El Evangelio de hoy (Lc 6,39-45) es ante todo una llamada a no juzgar. Jesús no dice que «estaría bien» no juzgar, sino que el que juzga necesariamente se equivoca. Veamos por qué.
El juicio es cosa reservada a solo Dios, porque sólo Dios ve lo íntimo del corazón y conoce las intenciones que nos mueven a obrar: «El hombre ve las apariencias, pero Dios mira al corazón» (1 Sam. 16, 7). Por eso el que juzga –a no ser que esté obligado por oficio, como los padres con sus hijos, los superiores con sus súbditos– se pone en lugar de Dios. Nosotros muchas veces nos equivocamos, porque no sabemos las intenciones del corazón del otro.
Otra razón para no juzgar es que nos olvidamos que el ojo del que juzga está incapacitado para ver por la viga que le ciega. Erigirse en juez de los demás supone siempre una actitud de orgullo. El que juzga da la impresión de que él está fuera de esa falta que señala.

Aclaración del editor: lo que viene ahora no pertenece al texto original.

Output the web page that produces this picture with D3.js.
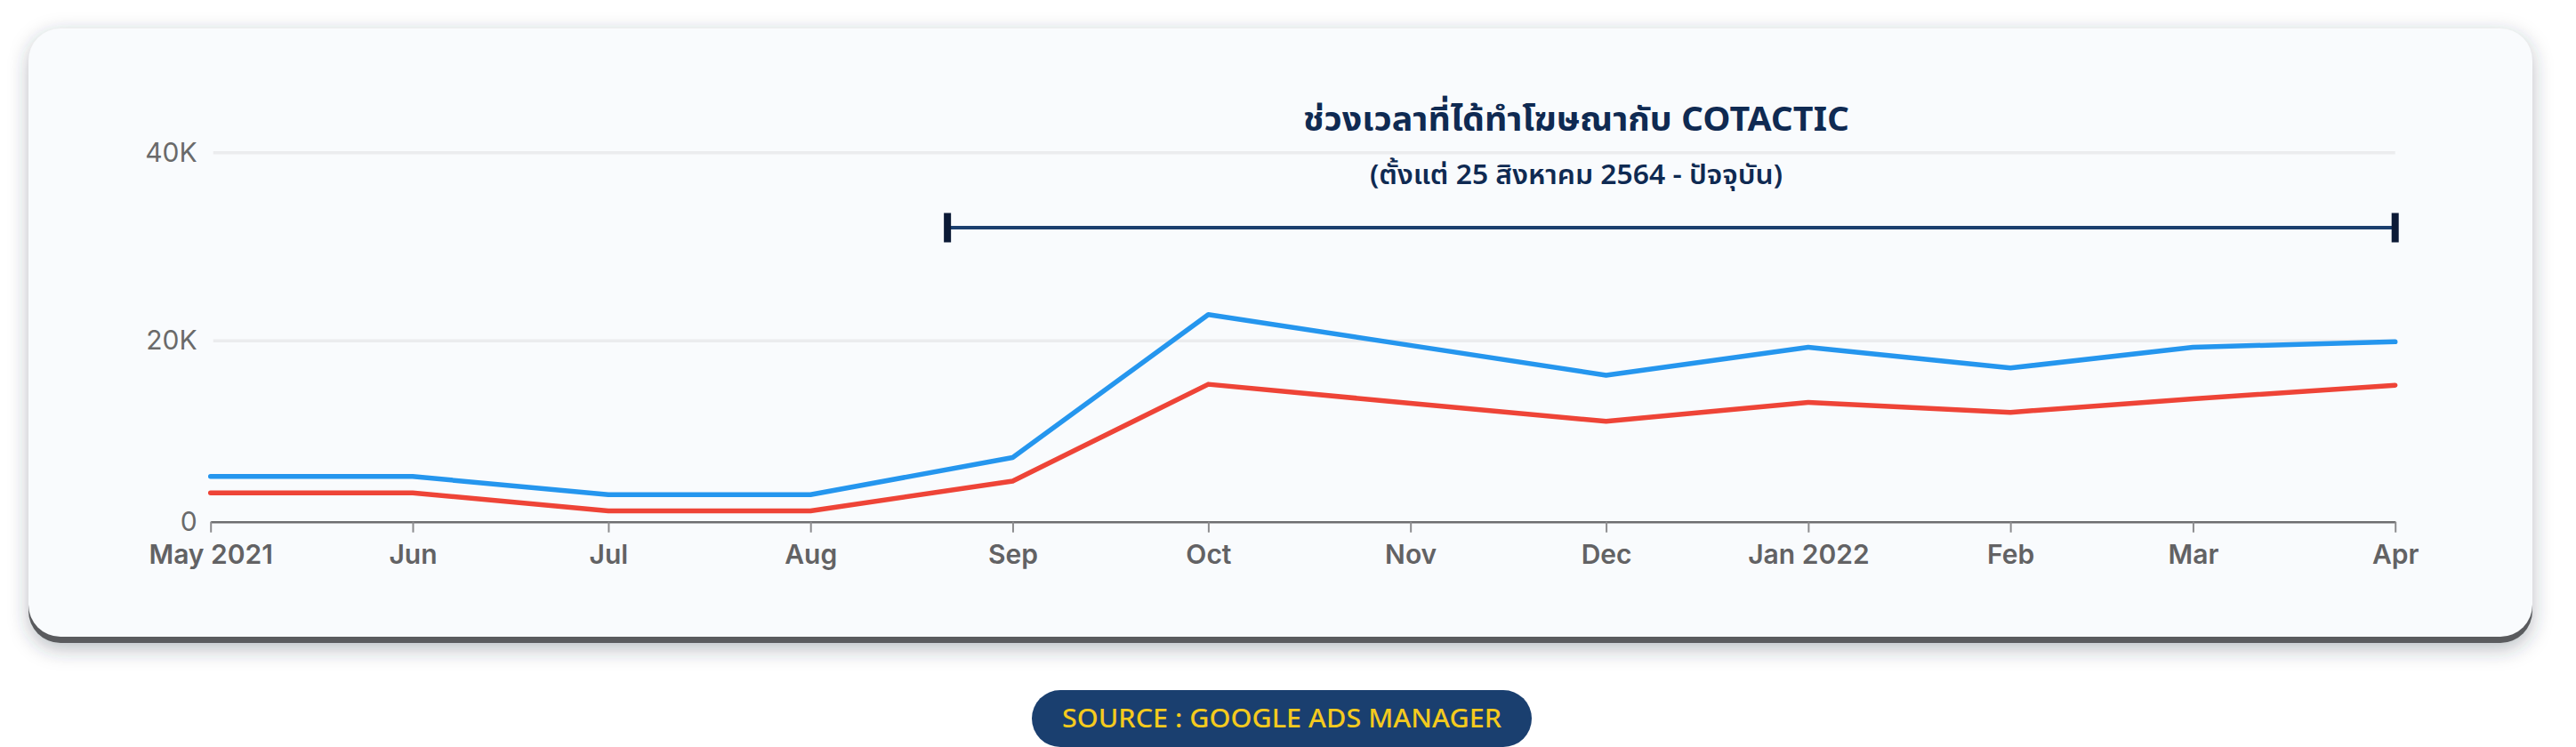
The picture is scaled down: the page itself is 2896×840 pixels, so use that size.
<!DOCTYPE html>
<html>
<head>
<meta charset="utf-8">
<script src="https://cdn.jsdelivr.net/npm/d3@7"></script>
<style>
  body { margin: 0; background: #ffffff; }
  svg { display: block; }
</style>
</head>
<body>
<script>
// months shown on the chart (first day of each month)
var months = ["2021-05-01", "2021-06-01", "2021-07-01", "2021-08-01", "2021-09-01", "2021-10-01",
              "2021-11-01", "2021-12-01", "2022-01-01", "2022-02-01", "2022-03-01", "2022-04-01"];
var monthLabels = ["May 2021", "Jun", "Jul", "Aug", "Sep", "Oct", "Nov", "Dec", "Jan 2022", "Feb", "Mar", "Apr"];

// values
var blueSeries = [5000, 5000, 3000, 3000, 7100, 22800, 19500, 16200, 19300, 17000, 19300, 19900];
var redSeries  = [3200, 3200, 1200, 1200, 4500, 15200, 13100, 11100, 13200, 12100, 13600, 15100];

var yTicks = [0, 20000, 40000];
var yLabels = ["0", "20K", "40K"];

// campaign period bracket
var periodStart = "2021-08-22";
var periodEnd = "2022-04-01";
var titleText = "ช่วงเวลาที่ได้ทำโฆษณากับ COTACTIC";
var subtitleText = "(ตั้งแต่ 25 สิงหาคม 2564 - ปัจจุบัน)";
var sourceText = "SOURCE : GOOGLE ADS MANAGER";

var W = 2896, H = 840;
var parse = d3.timeParse("%Y-%m-%d");
var dates = months.map(parse);

var thaiFont = "'Noto Sans Thai', 'Noto Sans Thai Looped', 'Noto Sans', sans-serif";

var svg = d3.select("body").append("svg")
  .attr("width", W)
  .attr("height", H);

var defs = svg.append("defs");
var blur = defs.append("filter").attr("id", "soft")
  .attr("x", "-5%").attr("y", "-20%").attr("width", "110%").attr("height", "140%");
blur.append("feGaussianBlur").attr("stdDeviation", 11);

// card: soft shadow, dark bottom edge, then the card itself
var card = {x: 32, y: 32, w: 2815, h: 684, r: 36};
svg.append("rect")
  .attr("x", card.x).attr("y", card.y + 6)
  .attr("width", card.w).attr("height", card.h + 8)
  .attr("rx", card.r)
  .attr("fill", "rgba(40,50,70,0.32)")
  .attr("filter", "url(#soft)");
svg.append("rect")
  .attr("x", card.x).attr("y", card.y + 7)
  .attr("width", card.w).attr("height", card.h)
  .attr("rx", card.r)
  .attr("fill", "#5a5b5e");
svg.append("rect")
  .attr("x", card.x).attr("y", card.y)
  .attr("width", card.w).attr("height", card.h)
  .attr("rx", card.r)
  .attr("fill", "#f9fbfd");

// scales
var x = d3.scaleTime()
  .domain([dates[0], dates[dates.length - 1]])
  .range([236.7, 2692.7]);

var y = d3.scaleLinear()
  .domain(yTicks)
  .range([586.7, 383.3, 171.7]);

// grid lines (20K, 40K)
svg.append("g")
  .selectAll("line")
  .data(yTicks.slice(1))
  .enter().append("line")
  .attr("x1", x.range()[0] + 3)
  .attr("x2", x.range()[1])
  .attr("y1", function(d) { return y(d); })
  .attr("y2", function(d) { return y(d); })
  .attr("stroke", "#ebecee")
  .attr("stroke-width", 3.5);

// y axis labels
var yAxis = svg.append("g")
  .attr("transform", "translate(" + x.range()[0] + ",0)")
  .call(d3.axisLeft(y).tickValues(yTicks)
    .tickFormat(function(d, i) { return yLabels[i]; })
    .tickSize(0).tickPadding(15));
yAxis.select(".domain").remove();
yAxis.selectAll("text")
  .attr("font-family", "Inter, 'Noto Sans', sans-serif")
  .attr("font-size", 30)
  .attr("font-weight", 400)
  .attr("fill", "#6a6a6a");

// x axis
var xAxis = svg.append("g")
  .attr("transform", "translate(0," + y(0) + ")")
  .call(d3.axisBottom(x).tickValues(dates)
    .tickFormat(function(d, i) { return monthLabels[i]; })
    .tickSize(12).tickSizeOuter(0).tickPadding(14));
xAxis.select(".domain")
  .attr("stroke", "#6e6e70")
  .attr("stroke-width", 2.5);
xAxis.selectAll(".tick line")
  .attr("stroke", "#8c8c8e")
  .attr("stroke-width", 2);
xAxis.selectAll("text")
  .attr("font-family", "Inter, 'Noto Sans', sans-serif")
  .attr("font-size", 30)
  .attr("font-weight", 600)
  .attr("fill", "#626264");

// lines
var line = d3.line()
  .x(function(d, i) { return x(dates[i]); })
  .y(function(d) { return y(d); });

svg.append("path")
  .datum(redSeries)
  .attr("d", line)
  .attr("fill", "none")
  .attr("stroke", "#ee4437")
  .attr("stroke-width", 5.5)
  .attr("stroke-linejoin", "round")
  .attr("stroke-linecap", "round");

svg.append("path")
  .datum(blueSeries)
  .attr("d", line)
  .attr("fill", "none")
  .attr("stroke", "#2596ee")
  .attr("stroke-width", 5.5)
  .attr("stroke-linejoin", "round")
  .attr("stroke-linecap", "round");

// bracket for the campaign period
var bx1 = x(parse(periodStart)), bx2 = x(parse(periodEnd)), by = 256;
svg.append("line")
  .attr("x1", bx1).attr("x2", bx2)
  .attr("y1", by).attr("y2", by)
  .attr("stroke", "#1b3f6e")
  .attr("stroke-width", 4);
svg.append("g")
  .selectAll("rect")
  .data([bx1, bx2])
  .enter().append("rect")
  .attr("x", function(d) { return d - 4; })
  .attr("y", by - 16.5)
  .attr("width", 8)
  .attr("height", 33)
  .attr("fill", "#0c1a36");

// title + subtitle
svg.append("text")
  .attr("x", 1772).attr("y", 147)
  .attr("text-anchor", "middle")
  .attr("font-family", thaiFont)
  .attr("font-size", 38)
  .attr("font-weight", 700)
  .attr("fill", "#0f2a52")
  .attr("textLength", 614)
  .attr("lengthAdjust", "spacingAndGlyphs")
  .text(titleText);

svg.append("text")
  .attr("x", 1772).attr("y", 207)
  .attr("text-anchor", "middle")
  .attr("font-family", thaiFont)
  .attr("font-size", 30)
  .attr("font-weight", 600)
  .attr("fill", "#0f2a52")
  .attr("textLength", 464)
  .attr("lengthAdjust", "spacingAndGlyphs")
  .text(subtitleText);

// source pill
svg.append("rect")
  .attr("x", 1160).attr("y", 776)
  .attr("width", 562).attr("height", 64)
  .attr("rx", 32)
  .attr("fill", "#1a3f6f");
svg.append("text")
  .attr("x", 1441).attr("y", 818)
  .attr("text-anchor", "middle")
  .attr("font-family", "'Noto Sans', sans-serif")
  .attr("font-size", 28)
  .attr("font-weight", 500)
  .attr("fill", "#f4ca1e")
  .attr("textLength", 494)
  .attr("lengthAdjust", "spacingAndGlyphs")
  .text(sourceText);
</script>
</body>
</html>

Jesús utiliza una expresión muy dura para los que se erigen en jueces: «¡Hipócrita! ¿Por qué te fijas en la mota que tiene tu hermano en el ojo y no reparas en la viga que llevas en el tuyo?» (v. 41-42).
La doble medida
Combatir el mal en los otros y no combatirlo en el propio corazón es hipocresía y el Señor lo fustiga con energía. ¡Cuántas veces nos sucede que corregimos en los otros lo que nos parecen faltas enormes, y no lo son, y no vemos nuestras propias faltas! Éste es el gran engaño. Toleramos en nosotros faltas graves y corregimos en el prójimo lo que son faltas leves.
Hemos de meditar seriamente estas palabras de Jesús, porque no es difícil que anide todavía en nuestro corazón algo de este detestable espíritu crítico, de esta doble medida para considerar los defectos propios y los ajenos. Cómo ayudaría, en nuestra convivencia con los demás, si frente a los defectos ajenos, en vez de criticarlos, nos examinásemos, para ver si no hay en nosotros algo semejante o tal vez peor, y nos aplicásemos a enmendarnos. Somos muy severos cuando se trata de juzgar a los demás, y muy indulgentes cuando se trata de nuestras propias faltas. Esto Jesús lo rechaza.
Limpieza de corazón
Además, siendo fáciles en juzgar a los otros, nos exponemos a cometer muchos errores porque, al no conocer las intenciones ajenas, nos faltan los elementos suficientes para formular un juicio recto. La propia experiencia nos lo muestra: cada día cometemos muchas faltas, sin que esto signifique que todo provenga de mala voluntad, con frecuencia son faltas que se escapan por inadvertencia o fragilidad. Pues lo mismo le sucede al prójimo.
Para no ser guías ciegos que conduzcan a los demás a la fosa, Jesús insiste en la necesidad de la limpieza de corazón. Sólo el que tiene el corazón purificado, el que ha quitado la viga del propio ojo, es capaz de ver claro y con acierto, entonces puede conducir a los demás hacia el bien y evitarles los peligros.
Cristo nos impulsa a mirar el propio corazón para arrancar toda hierba mala y ser así un árbol bueno que da frutos buenos. «Cada árbol se conoce por su fruto» y«de la abundancia del corazón habla la boca». Si en nuestro corazón hay bondad apreciaremos a los demás con benevolencia. Reflexionemos ¿cuál es nuestro fruto?
Madre de Misericordia
Y confrontemos nuestro obrar con los juicios y las conversaciones de la Virgen Santísima. No podemos imaginarla criticando a sus vecinas de la aldea, juzgando con dureza a los apóstoles por sus debilidades o hablando sin consideración de los enemigos de su Hijo. En el corazón purísimo de María abundó siempre la más perfecta caridad y exquisita compasión hacia las miserias de la pobre humanidad.
Como Madre de Misericordia, detecta el mal en el hombre, no para despreciarlo, sino para compadecerse y remediarlo. A pesar de nuestros pecados, Ella siempre está pronta a interceder por nosotros ante su Divino Hijo para que nos alcance el perdón. En Lourdes, en Fátima… nos anima a la oración y a la penitencia, como camino seguro para la verdadera conversión del corazón. Sigamos sus enseñanzas.